Distributive bargaining entails a negotiation style, which involves participants with fixed and limited resources aspiring to maximize their share in the deal. In this case, there can only be one successful individual regarding share acquisition. Both parties have no interest in the relationship and focus on maximizing their benefits from the fixed resources. In this regard, both parties can concur with the wish of the other party, even if it is counterproductive and costly in the long-term (Adoranti, 2003). For either party not to appear at the disadvantage point during negotiation there is concealment of mush information. Nevertheless, the parties share information regarding the risks and costs logically related to the item of negotiation. This assists in determining the negotiators perception about the item and in defining the other party’s information as much as possible. Since the other negotiator is a rival, such virtues as sentiment, disillusionment, boredom, or indifference during negotiations, are common. Considering the case of the public administrator, the intention to purchase a house involves distributive bargaining where fixed and limited resources settle the deal with an opponent (Cellich, 2004).
The initial stage of the distributive bargaining situation is to identify the fundamental strategies. This process involves pushing of the settlement to the seller’s resistance point with attractive offers and minimal compromises since the information known is little. Through this act, the seller is influence to alter his or her offer based on the value of the item. Consequently, the buyer aims to alter the resistance point of the seller to establish some relationship between the prices. In this case, the buyer wishes to influence the seller to portray that the settlement is the best (Carrell, 2008). With adequate preparation, there are high chances that the buyer would easily identify the least, target and high price offered by the negotiator. As a result, the public administrator should analyze market conditions and identify the preferred real estate company that suits his needs. Through this process, he can identify the cost and type of house available with the fixed and limited resources at his disposal. This will assist the buyer in attaining his or her goals.
With the need to alter the other negotiator’s perception, a negotiator would adopt tactical tasks in this regard (Garrett, 2005). Having identified the real estate company, the public administrator would seek to source some information about the item he wishes to buy from the company. Initially, it is necessary to evaluate the opponent’s target, intolerant point, and cost of concluding the bargain. As a result, he would be able to control and manage the opponent perception of the item in relation to one’s objective during the negotiation process. In addition, if there is such a need, he can modify the impression to streamline with one’s target of the available resources and achieving the desired item. This can be done through manipulation of the opponent’s impression in relation to the real cost of terminating the bargain. For effectiveness of the manipulation, an opponent could adopt disruptive action, coalition with outsiders and schedule manipulation.
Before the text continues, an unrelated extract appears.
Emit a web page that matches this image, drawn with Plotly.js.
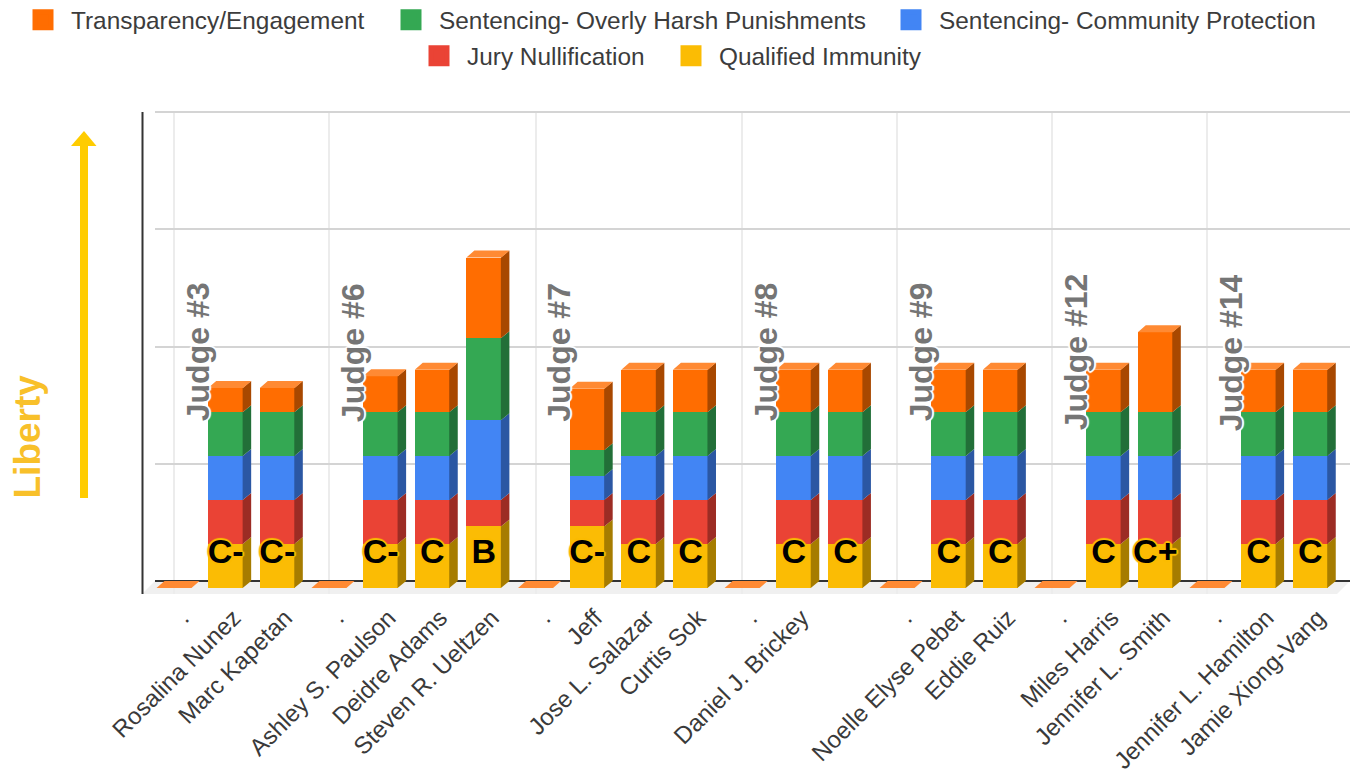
<!DOCTYPE html>
<html>
<head>
<meta charset="utf-8">
<script src="https://cdn.plot.ly/plotly-3.0.1.min.js"></script>
<style>html,body{margin:0;padding:0;background:#fff}#chart{width:1350px;height:774px}</style>
</head>
<body>
<div id="chart"></div>
<script>
const categories = [".","Rosalina Nunez","Marc Kapetan",".","Ashley S. Paulson","Deidre Adams","Steven R. Ueltzen",".","Jeff","Jose L. Salazar","Curtis Sok",".","Daniel J. Brickey"," ",".","Noelle Elyse Pebet","Eddie Ruiz",".","Miles Harris","Jennifer L. Smith",".","Jennifer L. Hamilton","Jamie Xiong-Vang"];
const qualifiedImmunity = [0,3,3,0,3,3,4.2,0,4.2,3,3,0,3,3,0,3,3,0,3,3,0,3,3];
const juryNullification = [0,3,3,0,3,3,1.8,0,1.8,3,3,0,3,3,0,3,3,0,3,3,0,3,3];
const communityProtection = [0,3,3,0,3,3,5.45,0,1.65,3,3,0,3,3,0,3,3,0,3,3,0,3,3];
const overlyHarsh = [0,3,3,0,3,3,5.6,0,1.75,3,3,0,3,3,0,3,3,0,3,3,0,3,3];
const transparency = [0,1.65,1.65,0,2.45,2.9,5.5,0,4.2,2.9,2.9,0,2.9,2.9,0,2.9,2.9,0,2.9,5.45,0,2.9,2.9];
const grades = ["","C-","C-","","C-","C","B","","C-","C","C","","C","C","","C","C","","C","C+","","C","C"];
const judgeLabels = ["Judge #3","Judge #6","Judge #7","Judge #8","Judge #9","Judge #12","Judge #14"];
const judgeSeparators = [0,3,7,11,14,17,20];
const seriesNames = ["Qualified Immunity","Jury Nullification","Sentencing- Community Protection","Sentencing- Overly Harsh Punishments","Transparency/Engagement"];
const seriesValues = [qualifiedImmunity,juryNullification,communityProtection,overlyHarsh,transparency];
const seriesColors = ["#fbbc04","#ea4335","#4285f4","#34a853","#ff6d01"];
const sideColors = ["#a67c00","#9c2c24","#2b57a3","#226f38","#a84800"];
const topColor = "#ff8a33";

const FONT = "Liberation Sans, Arial, sans-serif";
const barWidth = 0.678, depthX = 0.155, depthY = 0.477, seam = 0.01;
const xs = categories.map((_, i) => i);
const L = 155, T = 111, W = 1195, H = 483;
const px = v => (v - L) / W, py = v => (T + H - v) / H;

const traces = [];
seriesValues.forEach((vals, s) => traces.push({
  type: "bar", x: xs, y: vals, width: barWidth, name: seriesNames[s],
  marker: {color: seriesColors[s], line: {width: 0}}, showlegend: false, hoverinfo: "x+y+name"
}));

const base = xs.map(() => 0);
seriesValues.forEach((vals, s) => {
  const X = [], Y = [];
  xs.forEach(i => {
    if (vals[i] <= 0) return;
    const r = i + barWidth / 2, b = base[i], t = b + vals[i];
    X.push(r - seam, r + depthX, r + depthX, r - seam, null);
    Y.push(b, b + depthY, t + depthY, t, null);
    base[i] = t;
  });
  traces.push({type: "scatter", mode: "none", fill: "toself", fillcolor: sideColors[s], x: X, y: Y, showlegend: false, hoverinfo: "skip"});
});
const topX = [], topY = [];
xs.forEach(i => {
  const l = i - barWidth / 2, r = i + barWidth / 2, t = base[i];
  topX.push(l, r, r + depthX, l + depthX, null);
  topY.push(t, t, t + depthY, t + depthY, null);
});
traces.push({type: "scatter", mode: "none", fill: "toself", fillcolor: topColor, x: topX, y: topY, showlegend: false, hoverinfo: "skip"});

const halo = c => [[1,0],[-1,0],[0,1],[0,-1],[1,1],[-1,1],[1,-1],[-1,-1],[2,0],[-2,0],[0,2],[0,-2]].map(o => `${o[0]}px ${o[1]}px 1px ${c}`).join(",");

traces.push({
  type: "scatter", mode: "text", x: xs, y: xs.map(() => 2.3), text: grades, textposition: "middle center",
  textfont: {family: FONT, size: 34, weight: 700, color: "#000000", shadow: halo("#fbbc04")},
  showlegend: false, hoverinfo: "skip"
});
traces.push({type: "scatter", mode: "markers", x: [null], y: [null], xaxis: "x2", yaxis: "y2", showlegend: false, hoverinfo: "skip"});

const legendSpec = [[4, 15, 20, "legend"], [3, 383, 20, "legend2"], [2, 883, 20, "legend3"], [1, 411, 56, "legend4"], [0, 663, 56, "legend5"]];
const layout = {
  width: 1350, height: 774, paper_bgcolor: "#fff", plot_bgcolor: "rgba(0,0,0,0)",
  margin: {l: L, r: 0, t: T, b: 774 - T - H, pad: 0, autoexpand: false},
  barmode: "stack", bargap: 0, font: {family: FONT, color: "#222"},
  hovermode: "closest",
  xaxis: {
    type: "linear", range: [-0.368, 22.77], tickmode: "array", tickvals: xs, ticktext: categories,
    tickangle: -45, ticks: "", showgrid: false, zeroline: false, showline: false,
    tickfont: {family: FONT, size: 24, color: "#3a3a3a"}, ticklabelstandoff: 4, ticklabelshift: 8
  },
  yaxis: {range: [-0.409, 32.55], showgrid: false, zeroline: false, showticklabels: false, ticks: "", showline: false},
  xaxis2: {
    overlaying: "x", anchor: "y2", range: [-0.368, 22.77], tickmode: "array", tickvals: judgeSeparators,
    showticklabels: false, ticks: "", showgrid: true, gridcolor: "#ececec", gridwidth: 1.5, zeroline: false
  },
  yaxis2: {
    overlaying: "y", anchor: "x2", range: [-0.887, 32.07], tick0: 0, dtick: 8, showticklabels: false, ticks: "",
    showgrid: true, gridcolor: "#d4d4d4", gridwidth: 2, zeroline: true, zerolinecolor: "#333", zerolinewidth: 2
  },
  shapes: [
    {type: "path", xref: "paper", yref: "paper", layer: "below", line: {width: 0}, fillcolor: "#f0f0f0",
     path: `M${px(155)},${py(581)}L${px(1350)},${py(581)}L${px(1337)},${py(594)}L${px(142)},${py(594)}Z`},
    {type: "line", xref: "paper", yref: "paper", x0: px(142.5), x1: px(142.5), y0: py(112), y1: py(594), line: {color: "#333", width: 2}},
    {type: "rect", xref: "paper", yref: "paper", x0: px(80), x1: px(88), y0: py(145), y1: py(498), line: {width: 0}, fillcolor: "#ffcc00"},
    {type: "path", xref: "paper", yref: "paper", line: {width: 0}, fillcolor: "#ffcc00",
     path: `M${px(71)},${py(146)}L${px(96.5)},${py(146)}L${px(84)},${py(131)}Z`}
  ],
  annotations: judgeLabels.map((t, i) => ({
    text: t, x: judgeSeparators[i] + 0.465, y: 16.09, xref: "x", yref: "y", showarrow: false, textangle: -90,
    xanchor: "center", yanchor: "middle",
    font: {family: FONT, size: 32, weight: 700, color: "#757575", shadow: halo("#ffffff")}
  })).concat([{
    text: "Liberty", x: px(26.5), y: py(437), xref: "paper", yref: "paper", showarrow: false, textangle: -90,
    xanchor: "center", yanchor: "middle", font: {family: FONT, size: 37, weight: 700, color: "#f8c02a"}
  }])
};
legendSpec.forEach(([s, x, y, key]) => {
  traces.push({
    type: "scatter", mode: "markers", x: [null], y: [null], name: seriesNames[s], legend: key,
    marker: {symbol: "square", size: 16, color: seriesColors[s], line: {color: seriesColors[s], width: 5}},
    hoverinfo: "skip"
  });
  layout[key] = {
    x: px(x), y: py(y), xanchor: "left", yanchor: "middle", orientation: "v", bgcolor: "rgba(0,0,0,0)",
    itemwidth: 46, itemclick: false, itemdoubleclick: false, font: {family: FONT, size: 24.4, color: "#3c3c3c"}
  };
});
Plotly.newPlot("chart", traces, layout, {displayModeBar: false});
</script>
</body>
</html>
After developing the technical tasks appropriate for the negotiations, the next challenge would be to take positions during negotiation (Moore, 1996). The effectiveness of taking positions during the negotiations includes opening offer and stance while making concessions in the process. Concerning the public administrator, it is essential to quote a price way below his target of $310,000 since his opponent does not exhibit any form of emotions or relation. At this point, his offer price should be considerate as not to suffer the benefit gain at closure of the deal. Similarly, various changes should be considered since they influence the opponent’s target value of outcomes and the range of settlement (Ghauri, 1996). Therefore, as a negotiator, the depiction that one portrays to the opponent as either a hard or moderate bargainer plays a vital role as long as there is consistency in the process. As a result, concession would be reached at the end of the process. For an extreme negotiation that leads to the winner’s course or an ultimatum, a negotiator has to reconsider the decision. This will assist him to achieve the needed item.
After the settlement of the difference through negotiations, the deal should be closed. At this stage, there are cautions that it is vital to ensure the closure of the deal is fair. Without necessarily taking the approach of filing the paperwork immediately, there is a need to consider the realism of the starting offers by the two parties (Hendon, 1996). In this case, if one opponent had started with an extremely high offer, it is essential to split the difference to gain benefits. If the offer price stipulated by the company was too high compared to that of the public administrator, he needs to gain from the split of the difference in this regard.
The last stage of the negotiation process is to establish an agreement. In this regard, there is the need to document the conclusion reached with the parties involved to ensure that no changes occur afterwards. Based on these commitments, both parties make promises to the negotiations for any further action (Marsh, 2001). Nevertheless, unless the documentation and signing of the negotiations is undertaken, they might be withdrawn as they are not validated, and could face adjustments. As a result, the agreement of the company and the public administrator regarding the purchase price of $310,000 should undergo documentation and signing to prevent future controversies.